→ Problem to solve: Could you repeat, exactly as they stand, the lines between the one with "Rebuild this chart" and the one with "14.76, 16.19, 16.4];", inclusive, minus the pictures?

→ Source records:
>> begin
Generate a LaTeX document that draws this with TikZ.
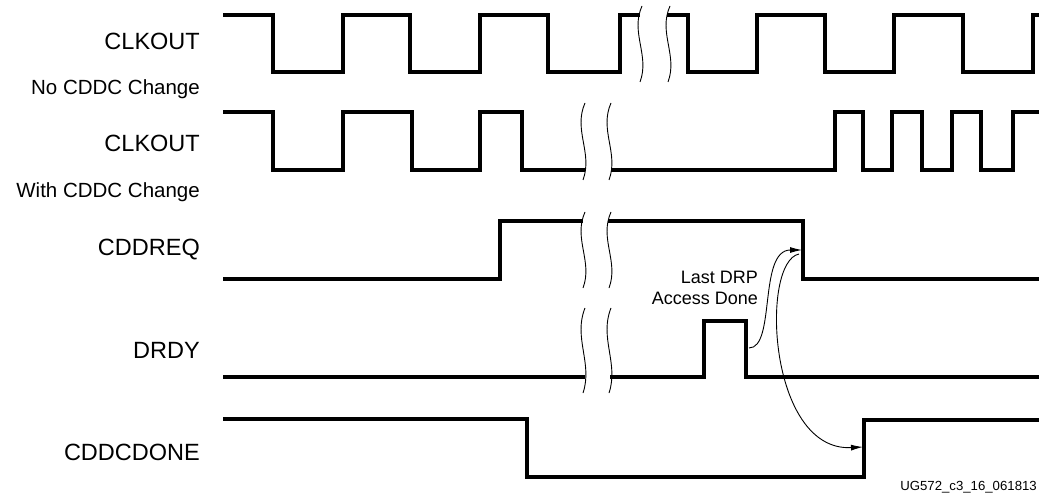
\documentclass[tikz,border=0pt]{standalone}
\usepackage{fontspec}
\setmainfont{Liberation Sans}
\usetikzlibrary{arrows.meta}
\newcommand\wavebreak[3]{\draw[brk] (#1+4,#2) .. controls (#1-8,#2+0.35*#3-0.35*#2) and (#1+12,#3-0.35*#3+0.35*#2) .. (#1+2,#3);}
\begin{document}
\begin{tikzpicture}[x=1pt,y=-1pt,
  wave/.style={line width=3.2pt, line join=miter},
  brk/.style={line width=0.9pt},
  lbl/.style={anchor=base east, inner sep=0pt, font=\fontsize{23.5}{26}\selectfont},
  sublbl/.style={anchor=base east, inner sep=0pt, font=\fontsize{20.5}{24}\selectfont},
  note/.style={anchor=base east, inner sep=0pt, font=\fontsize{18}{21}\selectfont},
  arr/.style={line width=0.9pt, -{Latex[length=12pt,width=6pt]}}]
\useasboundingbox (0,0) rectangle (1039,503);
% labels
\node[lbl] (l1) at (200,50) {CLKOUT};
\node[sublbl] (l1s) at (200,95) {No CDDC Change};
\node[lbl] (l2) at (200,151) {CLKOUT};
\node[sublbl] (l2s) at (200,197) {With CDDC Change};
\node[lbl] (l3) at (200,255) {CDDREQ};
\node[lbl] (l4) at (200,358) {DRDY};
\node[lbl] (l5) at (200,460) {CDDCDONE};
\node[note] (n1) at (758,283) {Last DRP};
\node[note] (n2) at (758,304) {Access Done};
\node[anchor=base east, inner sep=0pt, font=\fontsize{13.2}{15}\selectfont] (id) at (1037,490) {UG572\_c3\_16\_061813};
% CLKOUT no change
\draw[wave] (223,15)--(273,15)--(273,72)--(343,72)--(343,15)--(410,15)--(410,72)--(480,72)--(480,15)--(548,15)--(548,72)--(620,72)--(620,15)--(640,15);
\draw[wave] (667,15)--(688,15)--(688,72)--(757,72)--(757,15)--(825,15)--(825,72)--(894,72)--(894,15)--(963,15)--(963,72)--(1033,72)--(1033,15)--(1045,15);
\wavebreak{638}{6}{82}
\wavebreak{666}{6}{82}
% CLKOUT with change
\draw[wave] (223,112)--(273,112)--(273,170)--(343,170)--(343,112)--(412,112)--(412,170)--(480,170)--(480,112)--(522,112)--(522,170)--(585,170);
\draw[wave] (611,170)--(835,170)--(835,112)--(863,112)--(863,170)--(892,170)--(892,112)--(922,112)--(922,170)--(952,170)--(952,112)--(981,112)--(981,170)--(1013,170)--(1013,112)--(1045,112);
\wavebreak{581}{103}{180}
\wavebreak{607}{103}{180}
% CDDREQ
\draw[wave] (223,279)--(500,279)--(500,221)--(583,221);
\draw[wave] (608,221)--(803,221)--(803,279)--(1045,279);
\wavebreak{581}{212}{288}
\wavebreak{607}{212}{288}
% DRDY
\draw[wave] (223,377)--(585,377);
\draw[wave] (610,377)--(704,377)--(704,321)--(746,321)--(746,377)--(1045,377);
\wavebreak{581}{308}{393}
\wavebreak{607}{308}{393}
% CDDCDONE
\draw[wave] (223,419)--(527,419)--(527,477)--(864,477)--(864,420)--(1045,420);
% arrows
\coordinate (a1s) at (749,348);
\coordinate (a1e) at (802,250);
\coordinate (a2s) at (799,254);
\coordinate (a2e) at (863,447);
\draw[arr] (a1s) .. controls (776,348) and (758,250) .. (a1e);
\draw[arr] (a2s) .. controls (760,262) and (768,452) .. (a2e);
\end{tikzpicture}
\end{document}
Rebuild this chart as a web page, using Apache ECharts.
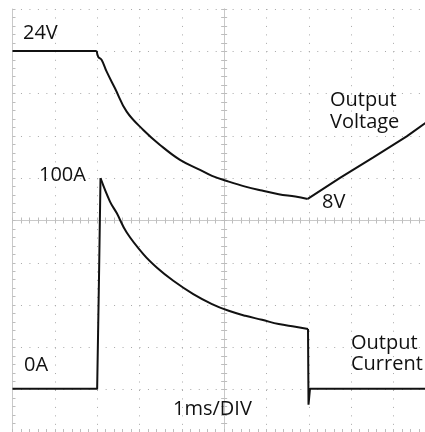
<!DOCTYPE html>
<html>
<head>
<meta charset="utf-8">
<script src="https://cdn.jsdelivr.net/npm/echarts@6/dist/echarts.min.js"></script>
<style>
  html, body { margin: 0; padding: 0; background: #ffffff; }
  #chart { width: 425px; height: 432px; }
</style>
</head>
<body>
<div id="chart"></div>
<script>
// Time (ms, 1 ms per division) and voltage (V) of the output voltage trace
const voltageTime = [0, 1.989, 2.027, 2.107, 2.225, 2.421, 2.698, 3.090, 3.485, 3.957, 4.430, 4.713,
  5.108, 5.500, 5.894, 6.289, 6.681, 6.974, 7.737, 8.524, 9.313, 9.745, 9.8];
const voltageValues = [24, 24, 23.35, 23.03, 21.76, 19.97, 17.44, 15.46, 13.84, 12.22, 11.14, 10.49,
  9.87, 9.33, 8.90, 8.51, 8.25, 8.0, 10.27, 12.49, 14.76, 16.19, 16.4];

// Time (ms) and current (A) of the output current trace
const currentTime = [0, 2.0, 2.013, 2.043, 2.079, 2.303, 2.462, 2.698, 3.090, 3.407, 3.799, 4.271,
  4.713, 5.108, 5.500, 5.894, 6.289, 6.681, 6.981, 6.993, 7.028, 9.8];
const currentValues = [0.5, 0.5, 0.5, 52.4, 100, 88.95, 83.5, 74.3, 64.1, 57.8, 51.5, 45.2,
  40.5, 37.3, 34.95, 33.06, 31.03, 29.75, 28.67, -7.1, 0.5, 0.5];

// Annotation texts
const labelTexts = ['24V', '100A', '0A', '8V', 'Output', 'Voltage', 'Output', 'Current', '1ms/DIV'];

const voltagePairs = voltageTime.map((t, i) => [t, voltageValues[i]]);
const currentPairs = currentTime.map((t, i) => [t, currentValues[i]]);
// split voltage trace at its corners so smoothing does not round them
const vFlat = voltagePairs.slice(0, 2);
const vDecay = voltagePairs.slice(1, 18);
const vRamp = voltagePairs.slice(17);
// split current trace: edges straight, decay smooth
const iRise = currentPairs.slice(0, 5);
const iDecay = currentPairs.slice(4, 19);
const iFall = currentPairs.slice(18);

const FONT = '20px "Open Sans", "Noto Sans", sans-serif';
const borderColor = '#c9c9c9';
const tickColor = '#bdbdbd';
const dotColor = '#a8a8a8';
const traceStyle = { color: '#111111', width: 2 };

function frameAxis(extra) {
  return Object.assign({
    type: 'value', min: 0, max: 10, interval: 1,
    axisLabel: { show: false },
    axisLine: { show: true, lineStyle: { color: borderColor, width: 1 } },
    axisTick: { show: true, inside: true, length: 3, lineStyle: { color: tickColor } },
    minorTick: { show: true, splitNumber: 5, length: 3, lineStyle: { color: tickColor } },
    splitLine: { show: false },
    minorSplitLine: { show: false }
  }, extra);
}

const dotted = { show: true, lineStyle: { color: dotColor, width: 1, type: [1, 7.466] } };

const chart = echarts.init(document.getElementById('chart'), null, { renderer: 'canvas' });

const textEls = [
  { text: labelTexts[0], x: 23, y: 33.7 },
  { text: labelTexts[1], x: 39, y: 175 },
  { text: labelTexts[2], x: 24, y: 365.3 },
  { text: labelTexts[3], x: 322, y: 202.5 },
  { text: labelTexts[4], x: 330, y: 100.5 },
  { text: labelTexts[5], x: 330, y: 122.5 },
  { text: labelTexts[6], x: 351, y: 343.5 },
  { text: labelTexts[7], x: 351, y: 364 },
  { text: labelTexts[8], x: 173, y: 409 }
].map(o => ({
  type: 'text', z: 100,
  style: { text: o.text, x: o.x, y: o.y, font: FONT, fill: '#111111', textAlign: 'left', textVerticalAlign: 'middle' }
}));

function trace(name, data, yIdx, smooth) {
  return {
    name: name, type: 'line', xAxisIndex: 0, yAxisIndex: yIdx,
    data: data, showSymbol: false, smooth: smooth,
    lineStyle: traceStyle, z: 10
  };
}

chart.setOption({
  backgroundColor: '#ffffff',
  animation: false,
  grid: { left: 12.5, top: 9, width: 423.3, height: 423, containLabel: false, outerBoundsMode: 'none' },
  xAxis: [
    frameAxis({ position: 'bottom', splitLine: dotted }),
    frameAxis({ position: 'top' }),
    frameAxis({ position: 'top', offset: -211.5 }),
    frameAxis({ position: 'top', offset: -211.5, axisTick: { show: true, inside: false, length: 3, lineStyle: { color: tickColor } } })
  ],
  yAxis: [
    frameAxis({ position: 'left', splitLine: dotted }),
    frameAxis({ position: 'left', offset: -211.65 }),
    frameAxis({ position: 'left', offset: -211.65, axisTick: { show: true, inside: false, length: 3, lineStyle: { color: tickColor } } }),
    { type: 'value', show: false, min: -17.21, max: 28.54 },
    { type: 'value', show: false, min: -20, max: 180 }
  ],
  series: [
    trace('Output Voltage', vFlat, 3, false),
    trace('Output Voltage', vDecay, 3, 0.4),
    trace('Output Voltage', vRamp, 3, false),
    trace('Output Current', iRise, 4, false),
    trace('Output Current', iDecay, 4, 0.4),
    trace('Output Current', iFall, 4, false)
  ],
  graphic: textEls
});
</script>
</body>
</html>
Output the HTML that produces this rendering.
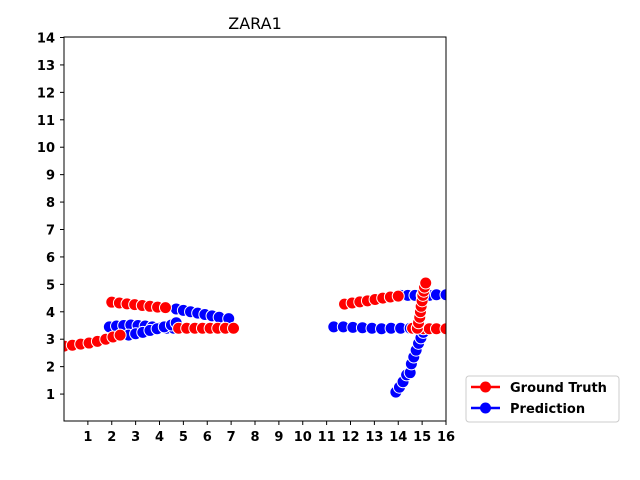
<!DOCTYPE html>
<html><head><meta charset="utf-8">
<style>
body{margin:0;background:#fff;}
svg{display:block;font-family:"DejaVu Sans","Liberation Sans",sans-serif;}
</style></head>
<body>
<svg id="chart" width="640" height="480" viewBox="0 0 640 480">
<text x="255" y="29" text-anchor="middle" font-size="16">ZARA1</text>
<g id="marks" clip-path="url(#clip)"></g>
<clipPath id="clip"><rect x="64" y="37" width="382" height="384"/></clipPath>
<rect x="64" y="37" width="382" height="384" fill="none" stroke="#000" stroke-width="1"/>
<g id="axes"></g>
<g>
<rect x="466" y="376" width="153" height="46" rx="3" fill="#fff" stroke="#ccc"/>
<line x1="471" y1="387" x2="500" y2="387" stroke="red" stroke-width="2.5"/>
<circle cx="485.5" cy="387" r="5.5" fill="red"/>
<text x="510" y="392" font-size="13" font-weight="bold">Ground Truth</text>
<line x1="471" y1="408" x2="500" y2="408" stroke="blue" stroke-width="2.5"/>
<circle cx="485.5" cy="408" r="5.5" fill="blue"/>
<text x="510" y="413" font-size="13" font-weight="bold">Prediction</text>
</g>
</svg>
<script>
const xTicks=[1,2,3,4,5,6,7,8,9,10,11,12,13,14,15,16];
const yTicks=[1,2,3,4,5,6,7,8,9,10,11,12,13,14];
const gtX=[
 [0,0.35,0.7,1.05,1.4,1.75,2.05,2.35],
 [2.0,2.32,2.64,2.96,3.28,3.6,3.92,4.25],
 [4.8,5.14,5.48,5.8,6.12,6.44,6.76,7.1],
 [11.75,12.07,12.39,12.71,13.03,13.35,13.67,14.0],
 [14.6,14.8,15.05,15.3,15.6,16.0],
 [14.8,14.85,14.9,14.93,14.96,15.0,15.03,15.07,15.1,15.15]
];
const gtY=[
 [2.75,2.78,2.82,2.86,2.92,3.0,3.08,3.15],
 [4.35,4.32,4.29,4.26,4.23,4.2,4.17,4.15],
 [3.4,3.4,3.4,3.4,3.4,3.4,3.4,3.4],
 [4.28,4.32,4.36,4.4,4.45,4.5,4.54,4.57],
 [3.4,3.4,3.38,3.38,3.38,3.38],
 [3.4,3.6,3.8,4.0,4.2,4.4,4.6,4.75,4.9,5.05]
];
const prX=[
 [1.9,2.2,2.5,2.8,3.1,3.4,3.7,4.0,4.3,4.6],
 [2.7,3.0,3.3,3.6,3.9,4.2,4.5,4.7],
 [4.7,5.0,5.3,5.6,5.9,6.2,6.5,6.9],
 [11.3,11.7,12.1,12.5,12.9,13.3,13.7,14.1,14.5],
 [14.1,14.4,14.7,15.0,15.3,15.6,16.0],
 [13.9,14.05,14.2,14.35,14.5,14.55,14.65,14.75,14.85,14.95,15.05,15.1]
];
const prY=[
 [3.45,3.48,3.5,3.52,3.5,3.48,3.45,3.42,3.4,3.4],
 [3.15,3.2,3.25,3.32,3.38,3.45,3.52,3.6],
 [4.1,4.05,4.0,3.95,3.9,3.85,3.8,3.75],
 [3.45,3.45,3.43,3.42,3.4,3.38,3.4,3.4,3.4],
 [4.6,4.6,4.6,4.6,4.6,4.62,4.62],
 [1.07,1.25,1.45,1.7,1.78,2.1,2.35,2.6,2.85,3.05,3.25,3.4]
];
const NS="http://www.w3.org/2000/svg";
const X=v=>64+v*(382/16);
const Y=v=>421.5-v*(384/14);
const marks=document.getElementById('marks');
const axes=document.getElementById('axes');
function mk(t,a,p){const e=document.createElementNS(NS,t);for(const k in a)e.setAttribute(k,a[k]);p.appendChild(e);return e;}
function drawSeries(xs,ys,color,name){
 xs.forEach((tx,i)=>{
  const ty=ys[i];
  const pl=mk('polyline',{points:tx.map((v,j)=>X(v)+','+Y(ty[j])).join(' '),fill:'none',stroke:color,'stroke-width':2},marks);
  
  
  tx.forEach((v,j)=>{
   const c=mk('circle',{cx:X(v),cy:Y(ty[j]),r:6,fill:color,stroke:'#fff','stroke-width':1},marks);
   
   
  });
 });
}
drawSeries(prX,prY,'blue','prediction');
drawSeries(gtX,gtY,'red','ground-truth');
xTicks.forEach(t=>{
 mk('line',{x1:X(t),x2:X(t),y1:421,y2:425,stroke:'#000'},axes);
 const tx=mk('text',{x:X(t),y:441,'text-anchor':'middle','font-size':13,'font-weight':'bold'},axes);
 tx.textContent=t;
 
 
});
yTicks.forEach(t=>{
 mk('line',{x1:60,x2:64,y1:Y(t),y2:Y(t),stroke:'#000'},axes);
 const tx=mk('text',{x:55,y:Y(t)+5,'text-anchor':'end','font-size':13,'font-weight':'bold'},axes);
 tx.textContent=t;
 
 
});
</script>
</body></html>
>> end
→ Exercise result:
Rebuild this chart as a web page, using Apache ECharts.
<!DOCTYPE html>
<html>
<head>
<meta charset="utf-8">
<script src="https://cdn.jsdelivr.net/npm/echarts@6/dist/echarts.min.js"></script>
<style>
  html, body { margin: 0; padding: 0; background: #ffffff; }
  #chart { width: 425px; height: 432px; }
</style>
</head>
<body>
<div id="chart"></div>
<script>
// Time (ms, 1 ms per division) and voltage (V) of the output voltage trace
const voltageTime = [0, 1.989, 2.027, 2.107, 2.225, 2.421, 2.698, 3.090, 3.485, 3.957, 4.430, 4.713,
  5.108, 5.500, 5.894, 6.289, 6.681, 6.974, 7.737, 8.524, 9.313, 9.745, 9.8];
const voltageValues = [24, 24, 23.35, 23.03, 21.76, 19.97, 17.44, 15.46, 13.84, 12.22, 11.14, 10.49,
  9.87, 9.33, 8.90, 8.51, 8.25, 8.0, 10.27, 12.49, 14.76, 16.19, 16.4];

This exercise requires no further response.